Problem description: Output only the lines running from the line bearing "Emit a Python" through the line bearing "import plotly.graph_objects as go", character for character.

··· Excerpted records

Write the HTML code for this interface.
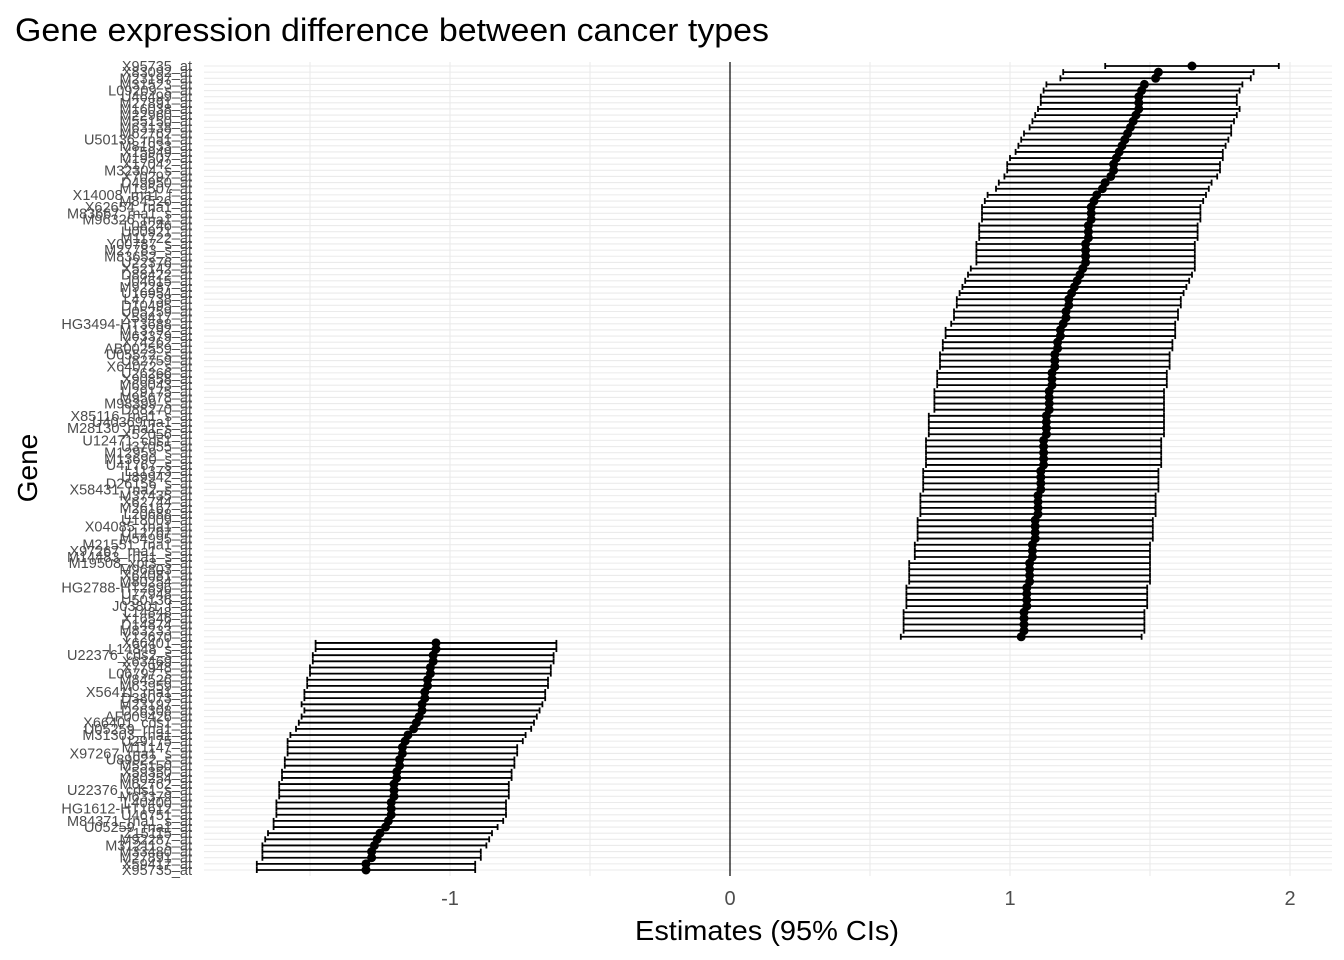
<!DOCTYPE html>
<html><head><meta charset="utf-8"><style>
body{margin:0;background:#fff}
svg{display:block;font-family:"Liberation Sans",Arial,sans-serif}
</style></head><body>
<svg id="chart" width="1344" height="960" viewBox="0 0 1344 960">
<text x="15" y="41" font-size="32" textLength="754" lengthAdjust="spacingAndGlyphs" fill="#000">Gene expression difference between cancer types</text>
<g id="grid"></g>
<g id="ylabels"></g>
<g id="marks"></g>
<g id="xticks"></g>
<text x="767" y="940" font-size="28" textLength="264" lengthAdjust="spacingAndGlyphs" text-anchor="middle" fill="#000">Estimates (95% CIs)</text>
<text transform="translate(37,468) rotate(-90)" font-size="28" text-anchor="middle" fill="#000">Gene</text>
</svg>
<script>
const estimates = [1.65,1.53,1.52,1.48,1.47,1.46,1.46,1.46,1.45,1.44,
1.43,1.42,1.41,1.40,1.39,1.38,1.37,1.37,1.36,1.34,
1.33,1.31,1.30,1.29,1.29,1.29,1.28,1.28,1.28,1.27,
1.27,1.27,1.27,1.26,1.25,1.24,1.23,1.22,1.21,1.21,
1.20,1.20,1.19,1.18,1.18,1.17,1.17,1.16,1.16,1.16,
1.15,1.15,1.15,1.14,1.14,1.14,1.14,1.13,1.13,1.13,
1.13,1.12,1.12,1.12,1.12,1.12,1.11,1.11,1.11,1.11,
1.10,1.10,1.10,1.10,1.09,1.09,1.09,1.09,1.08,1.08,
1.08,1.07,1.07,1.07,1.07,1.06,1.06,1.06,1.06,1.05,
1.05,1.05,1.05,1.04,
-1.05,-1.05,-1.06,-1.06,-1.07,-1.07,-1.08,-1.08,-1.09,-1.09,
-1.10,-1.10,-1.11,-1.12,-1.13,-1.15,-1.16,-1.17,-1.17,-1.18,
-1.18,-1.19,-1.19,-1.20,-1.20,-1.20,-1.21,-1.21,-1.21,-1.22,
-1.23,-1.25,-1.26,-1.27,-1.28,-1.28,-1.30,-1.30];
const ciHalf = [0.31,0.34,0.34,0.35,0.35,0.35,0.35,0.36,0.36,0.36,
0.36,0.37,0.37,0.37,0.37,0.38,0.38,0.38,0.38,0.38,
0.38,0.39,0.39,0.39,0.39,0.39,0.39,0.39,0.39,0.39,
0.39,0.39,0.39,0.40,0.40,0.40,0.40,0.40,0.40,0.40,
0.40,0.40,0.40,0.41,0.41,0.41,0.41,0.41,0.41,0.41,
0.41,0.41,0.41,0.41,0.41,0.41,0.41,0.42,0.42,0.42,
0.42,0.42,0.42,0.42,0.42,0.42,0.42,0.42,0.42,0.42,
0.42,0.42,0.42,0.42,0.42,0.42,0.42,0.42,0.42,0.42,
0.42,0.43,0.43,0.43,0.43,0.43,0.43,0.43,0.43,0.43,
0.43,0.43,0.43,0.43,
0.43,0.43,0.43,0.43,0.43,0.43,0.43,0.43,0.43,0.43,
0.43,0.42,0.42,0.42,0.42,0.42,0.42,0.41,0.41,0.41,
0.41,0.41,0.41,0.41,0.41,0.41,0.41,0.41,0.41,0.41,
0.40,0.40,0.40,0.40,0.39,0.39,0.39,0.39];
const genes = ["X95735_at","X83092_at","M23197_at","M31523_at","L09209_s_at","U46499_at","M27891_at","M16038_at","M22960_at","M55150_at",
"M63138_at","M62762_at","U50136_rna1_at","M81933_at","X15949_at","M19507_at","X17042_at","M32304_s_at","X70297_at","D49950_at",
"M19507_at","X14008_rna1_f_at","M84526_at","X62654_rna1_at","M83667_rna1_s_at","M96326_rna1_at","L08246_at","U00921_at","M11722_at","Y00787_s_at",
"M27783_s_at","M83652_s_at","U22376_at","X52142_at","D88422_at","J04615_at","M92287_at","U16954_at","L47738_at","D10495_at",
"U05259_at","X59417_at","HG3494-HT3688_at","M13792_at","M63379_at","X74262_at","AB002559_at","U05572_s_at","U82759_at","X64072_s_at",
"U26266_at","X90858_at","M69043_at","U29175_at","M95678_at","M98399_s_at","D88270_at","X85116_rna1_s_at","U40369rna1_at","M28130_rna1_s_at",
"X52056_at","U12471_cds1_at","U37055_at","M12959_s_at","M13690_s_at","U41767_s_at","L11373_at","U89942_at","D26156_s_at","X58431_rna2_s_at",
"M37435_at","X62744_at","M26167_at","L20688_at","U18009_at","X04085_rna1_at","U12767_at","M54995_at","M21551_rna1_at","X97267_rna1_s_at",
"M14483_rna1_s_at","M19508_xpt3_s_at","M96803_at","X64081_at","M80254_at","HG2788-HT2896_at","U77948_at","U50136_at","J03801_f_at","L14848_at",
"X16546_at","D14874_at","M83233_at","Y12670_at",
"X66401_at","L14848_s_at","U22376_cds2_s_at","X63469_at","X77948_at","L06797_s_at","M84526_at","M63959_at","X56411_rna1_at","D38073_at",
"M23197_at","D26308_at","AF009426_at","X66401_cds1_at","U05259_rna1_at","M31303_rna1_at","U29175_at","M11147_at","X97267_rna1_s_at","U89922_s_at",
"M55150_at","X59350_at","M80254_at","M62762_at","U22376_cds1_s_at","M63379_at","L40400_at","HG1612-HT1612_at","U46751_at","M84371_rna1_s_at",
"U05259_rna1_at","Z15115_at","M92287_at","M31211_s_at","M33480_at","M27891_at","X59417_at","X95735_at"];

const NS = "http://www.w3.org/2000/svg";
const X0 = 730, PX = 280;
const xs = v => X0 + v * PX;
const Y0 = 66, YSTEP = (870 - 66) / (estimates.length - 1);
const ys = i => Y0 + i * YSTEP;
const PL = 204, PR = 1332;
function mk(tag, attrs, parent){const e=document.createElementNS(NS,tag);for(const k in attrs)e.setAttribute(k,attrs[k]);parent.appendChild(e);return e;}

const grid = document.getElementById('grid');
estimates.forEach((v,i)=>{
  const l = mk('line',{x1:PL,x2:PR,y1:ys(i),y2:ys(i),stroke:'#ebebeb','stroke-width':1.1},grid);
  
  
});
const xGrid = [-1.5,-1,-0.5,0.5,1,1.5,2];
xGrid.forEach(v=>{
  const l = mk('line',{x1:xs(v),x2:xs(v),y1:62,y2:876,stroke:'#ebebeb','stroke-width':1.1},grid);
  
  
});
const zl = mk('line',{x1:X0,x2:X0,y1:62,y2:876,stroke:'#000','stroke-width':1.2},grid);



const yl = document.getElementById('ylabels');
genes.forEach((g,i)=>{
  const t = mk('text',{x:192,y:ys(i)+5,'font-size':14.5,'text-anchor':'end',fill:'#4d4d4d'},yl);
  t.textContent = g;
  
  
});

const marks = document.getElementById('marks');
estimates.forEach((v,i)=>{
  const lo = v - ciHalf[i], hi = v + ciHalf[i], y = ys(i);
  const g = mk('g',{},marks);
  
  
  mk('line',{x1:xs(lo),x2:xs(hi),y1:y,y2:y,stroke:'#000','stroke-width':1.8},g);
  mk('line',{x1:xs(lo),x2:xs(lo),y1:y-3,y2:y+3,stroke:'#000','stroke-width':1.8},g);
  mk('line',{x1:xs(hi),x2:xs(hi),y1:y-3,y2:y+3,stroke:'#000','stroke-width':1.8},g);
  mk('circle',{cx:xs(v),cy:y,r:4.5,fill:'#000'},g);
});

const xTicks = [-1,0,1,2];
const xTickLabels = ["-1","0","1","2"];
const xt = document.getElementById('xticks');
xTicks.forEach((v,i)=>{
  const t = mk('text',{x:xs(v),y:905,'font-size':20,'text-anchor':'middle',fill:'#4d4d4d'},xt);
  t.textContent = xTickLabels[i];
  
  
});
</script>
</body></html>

······
··· Excerpted records

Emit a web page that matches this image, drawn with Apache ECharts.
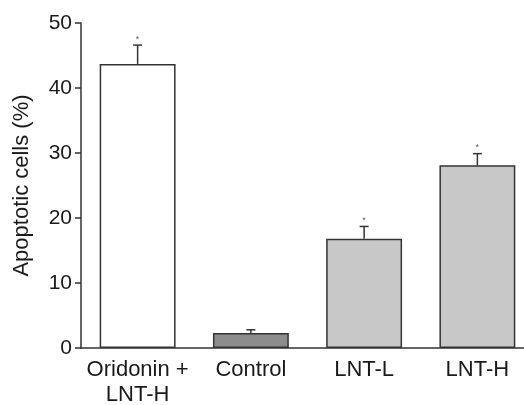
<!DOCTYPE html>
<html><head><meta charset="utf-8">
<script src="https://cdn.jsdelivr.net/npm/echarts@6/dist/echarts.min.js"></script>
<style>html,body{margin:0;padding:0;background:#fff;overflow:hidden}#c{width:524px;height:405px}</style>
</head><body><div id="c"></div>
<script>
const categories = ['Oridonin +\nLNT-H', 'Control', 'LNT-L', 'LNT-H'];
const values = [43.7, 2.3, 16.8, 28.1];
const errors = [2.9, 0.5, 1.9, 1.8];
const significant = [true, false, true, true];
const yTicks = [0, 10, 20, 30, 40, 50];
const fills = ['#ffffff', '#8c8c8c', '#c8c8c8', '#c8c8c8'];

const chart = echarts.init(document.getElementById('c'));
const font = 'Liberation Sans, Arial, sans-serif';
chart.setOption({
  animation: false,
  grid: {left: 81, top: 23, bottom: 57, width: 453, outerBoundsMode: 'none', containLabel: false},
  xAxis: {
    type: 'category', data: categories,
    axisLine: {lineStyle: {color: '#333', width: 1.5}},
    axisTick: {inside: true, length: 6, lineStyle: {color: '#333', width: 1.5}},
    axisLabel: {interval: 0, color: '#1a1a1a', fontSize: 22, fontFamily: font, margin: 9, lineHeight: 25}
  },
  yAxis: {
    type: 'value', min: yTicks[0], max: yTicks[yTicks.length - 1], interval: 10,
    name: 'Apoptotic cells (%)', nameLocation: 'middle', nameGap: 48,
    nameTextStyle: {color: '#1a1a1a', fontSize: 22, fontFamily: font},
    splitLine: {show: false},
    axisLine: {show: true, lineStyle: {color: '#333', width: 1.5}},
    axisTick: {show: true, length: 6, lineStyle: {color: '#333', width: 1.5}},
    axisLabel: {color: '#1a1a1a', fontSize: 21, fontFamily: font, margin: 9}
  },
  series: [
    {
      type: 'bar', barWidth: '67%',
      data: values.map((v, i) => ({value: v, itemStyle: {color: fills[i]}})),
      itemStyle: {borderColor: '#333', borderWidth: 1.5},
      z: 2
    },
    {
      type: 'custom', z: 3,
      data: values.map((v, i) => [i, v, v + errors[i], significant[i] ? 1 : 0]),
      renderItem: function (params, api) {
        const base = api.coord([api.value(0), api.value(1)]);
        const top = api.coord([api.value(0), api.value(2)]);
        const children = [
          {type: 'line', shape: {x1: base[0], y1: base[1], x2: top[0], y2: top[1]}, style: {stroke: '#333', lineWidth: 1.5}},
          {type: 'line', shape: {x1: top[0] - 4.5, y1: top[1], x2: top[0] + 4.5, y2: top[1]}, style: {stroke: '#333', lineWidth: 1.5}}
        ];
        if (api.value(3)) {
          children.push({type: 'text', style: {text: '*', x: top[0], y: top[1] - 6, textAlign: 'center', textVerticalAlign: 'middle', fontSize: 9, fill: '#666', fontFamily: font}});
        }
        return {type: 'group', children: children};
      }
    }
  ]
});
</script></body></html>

······
··· Excerpted records

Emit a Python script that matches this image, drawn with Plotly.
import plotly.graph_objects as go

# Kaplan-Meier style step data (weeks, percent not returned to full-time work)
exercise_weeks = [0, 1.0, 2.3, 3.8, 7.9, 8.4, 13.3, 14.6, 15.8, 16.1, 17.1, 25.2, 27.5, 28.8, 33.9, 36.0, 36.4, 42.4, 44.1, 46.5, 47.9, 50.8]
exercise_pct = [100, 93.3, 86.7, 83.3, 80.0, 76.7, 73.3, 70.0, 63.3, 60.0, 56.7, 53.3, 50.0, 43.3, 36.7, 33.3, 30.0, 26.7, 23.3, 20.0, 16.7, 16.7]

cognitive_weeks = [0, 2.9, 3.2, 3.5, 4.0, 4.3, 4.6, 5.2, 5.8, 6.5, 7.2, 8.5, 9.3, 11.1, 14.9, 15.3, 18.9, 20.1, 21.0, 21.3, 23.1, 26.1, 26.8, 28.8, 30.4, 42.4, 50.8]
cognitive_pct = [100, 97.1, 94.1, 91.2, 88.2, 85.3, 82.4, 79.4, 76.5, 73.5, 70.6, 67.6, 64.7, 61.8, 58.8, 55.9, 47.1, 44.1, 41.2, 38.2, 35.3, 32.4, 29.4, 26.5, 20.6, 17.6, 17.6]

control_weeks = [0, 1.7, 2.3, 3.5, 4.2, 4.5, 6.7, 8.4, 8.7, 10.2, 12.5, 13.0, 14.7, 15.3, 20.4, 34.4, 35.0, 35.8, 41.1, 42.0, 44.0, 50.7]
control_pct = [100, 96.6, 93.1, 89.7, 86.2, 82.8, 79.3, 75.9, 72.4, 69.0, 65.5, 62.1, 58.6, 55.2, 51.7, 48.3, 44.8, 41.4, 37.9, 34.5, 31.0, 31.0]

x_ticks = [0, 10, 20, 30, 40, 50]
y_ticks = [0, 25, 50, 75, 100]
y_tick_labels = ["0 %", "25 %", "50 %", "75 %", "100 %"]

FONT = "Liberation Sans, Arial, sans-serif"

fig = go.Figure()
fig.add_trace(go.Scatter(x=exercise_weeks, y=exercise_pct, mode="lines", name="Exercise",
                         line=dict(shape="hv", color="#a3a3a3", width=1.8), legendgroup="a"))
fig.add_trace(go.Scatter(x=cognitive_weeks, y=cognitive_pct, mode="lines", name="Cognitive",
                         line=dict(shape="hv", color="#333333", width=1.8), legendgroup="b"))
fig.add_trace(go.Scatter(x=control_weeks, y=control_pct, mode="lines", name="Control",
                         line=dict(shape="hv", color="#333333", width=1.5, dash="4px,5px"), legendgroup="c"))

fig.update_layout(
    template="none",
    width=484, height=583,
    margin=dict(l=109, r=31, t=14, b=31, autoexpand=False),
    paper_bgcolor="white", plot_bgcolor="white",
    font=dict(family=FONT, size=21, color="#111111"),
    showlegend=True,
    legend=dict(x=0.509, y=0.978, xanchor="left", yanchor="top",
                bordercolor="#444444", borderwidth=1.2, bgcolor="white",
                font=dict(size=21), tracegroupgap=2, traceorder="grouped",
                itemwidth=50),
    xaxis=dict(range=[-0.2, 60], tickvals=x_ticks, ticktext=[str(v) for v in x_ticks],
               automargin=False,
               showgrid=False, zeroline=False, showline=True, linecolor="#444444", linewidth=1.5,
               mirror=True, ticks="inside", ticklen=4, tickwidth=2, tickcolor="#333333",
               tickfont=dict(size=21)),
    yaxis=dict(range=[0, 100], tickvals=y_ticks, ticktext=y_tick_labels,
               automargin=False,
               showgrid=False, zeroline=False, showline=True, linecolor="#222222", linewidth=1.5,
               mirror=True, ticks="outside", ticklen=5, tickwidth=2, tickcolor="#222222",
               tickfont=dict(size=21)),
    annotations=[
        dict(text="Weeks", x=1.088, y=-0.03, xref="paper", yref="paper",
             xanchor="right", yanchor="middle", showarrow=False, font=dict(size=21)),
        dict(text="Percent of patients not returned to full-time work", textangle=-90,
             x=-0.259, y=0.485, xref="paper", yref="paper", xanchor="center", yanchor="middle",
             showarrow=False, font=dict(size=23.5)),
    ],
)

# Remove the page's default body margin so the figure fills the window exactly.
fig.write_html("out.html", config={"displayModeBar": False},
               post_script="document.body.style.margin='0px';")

······

Solution for this exercise:
Emit a Python script that matches this image, drawn with Plotly.
import plotly.graph_objects as go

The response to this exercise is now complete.